The database also sub-categorises its people, places, troupes and events in a more descriptive way so that, for example, you can look for all events of a particular kind, public disturbances, for instance; or for the different social and situational roles which the same person might have performed in an event, such as a widow who also appeared as plaintiff in a court case; or for the countries of origin of playing troupes, or for all the theatrical information related to a particular London locale, such as St Martin in the Fields. The original historical occurrences about which the Primary Sources recorded information are themselves dated since there could be a considerable delay before they were referred to in the Primary Source document.


By interlinking all information
 

This database is not only a finding tool, like an Index, or an alphabetical bibliography. It can be used like that: you can conduct a simple Keyword Search for a specific item which you already know you want to study. But by linking up all the categories and sub-categories of its sources, and of the information they contain, the database has enabled you to explore, starting anywhere in the records and discovering how pieces of information are related. This is called a Browse Search. With it you can search and sort any combination of terms while preserving the discrete identity of the Primary Sources in which the information originated and the Secondary Sources through which it passed.

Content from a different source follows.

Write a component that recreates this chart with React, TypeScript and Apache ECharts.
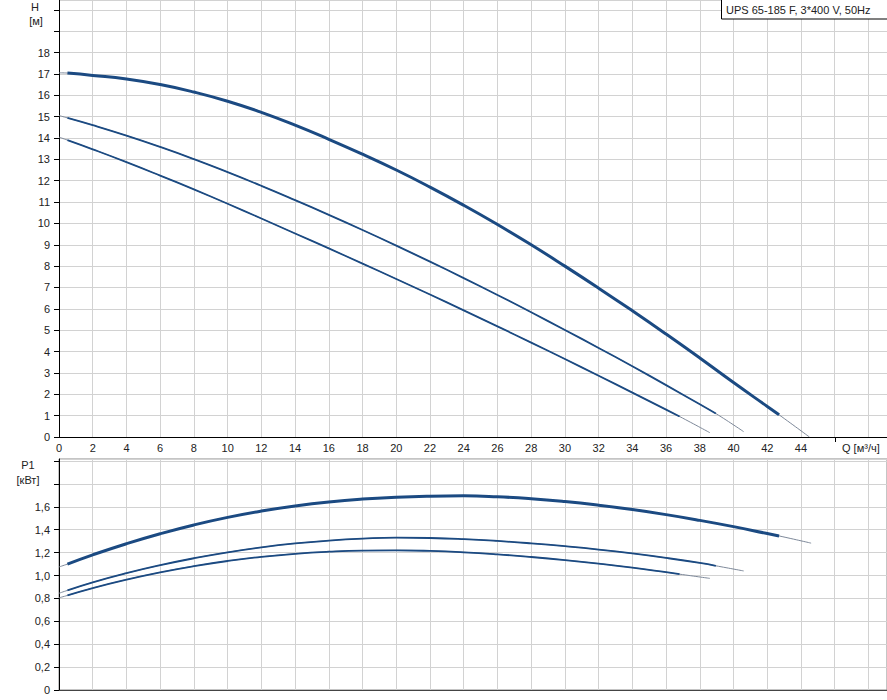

By including a Learning Zone
 

The database also includes a Learning Zone. This has three distinct areas: first, an Acknowledgements section where we thank those who have permitted us to use their material; second, suggestions for Learning activities and Related projects and sites which you might find useful; and, third, a Workspace where you can select items from the database and put them in an order suitable for your own purposes, such as giving a class presentation. You can save items to this workspace by using the workspace button on each database entry, but you will first have to Register that you want to have a workspace. See ‘How do I register for workspace?’ in the Help menu.

 

What EMLoT does not include

 

Pre-1642 information about the theatres will only appear if a subsequent transcriber has picked it up and passed it on. However, this process of filtration is still going on: if a hitherto-untranscribed pre-1642 Primary Source comes to be transcribed in a Secondary Source, now or in the future, these linked Sources will duly be included in the database.

 

EMLoT aspires to be a major encyclopedic resource on the early London stage, as well as a comprehensive historiographical survey of the field. However, it does not include every subsequent quotation of a particular Primary Source. Even if such completeness were possible, it would obscure the route by which Primary Sources become known to a wider audience. So the database cites only those Secondary Sources where the database compilers are reasonably confident that the Primary Source was actually seen (in reality or photographic facsimile) before being transcribed — allusions and paraphrases are generally not enough to earn a place in EMLoT!

 

This database does not include play texts, but, for example, it will reveal which play texts became more widely available through eighteenth-century collections and thus it charts the formation of the canon of early modern English drama. Playtexts can be accessed electronically through other sites such as EEBO and ECCO.

 

What EMLoT will eventually include

 

The database has yet to cover the important theatres on the South Bank of the Thames. We would now consider them part of central London but in the period of early English drama they were outside the city limits, just like the theatres of Middlesex which are included in this first version of the database. The Bankside theatres in the historic county of Surrey will be the next group added to EMLoT.

 

Key Terms

 

You will find the key terms which are used in the database explained in Help: Key Terms.

 

Search Options

 

You will find explanations of how to conduct a Keyword or a Browse Search in Help, together with a guide on how to search EMLoT most effectively.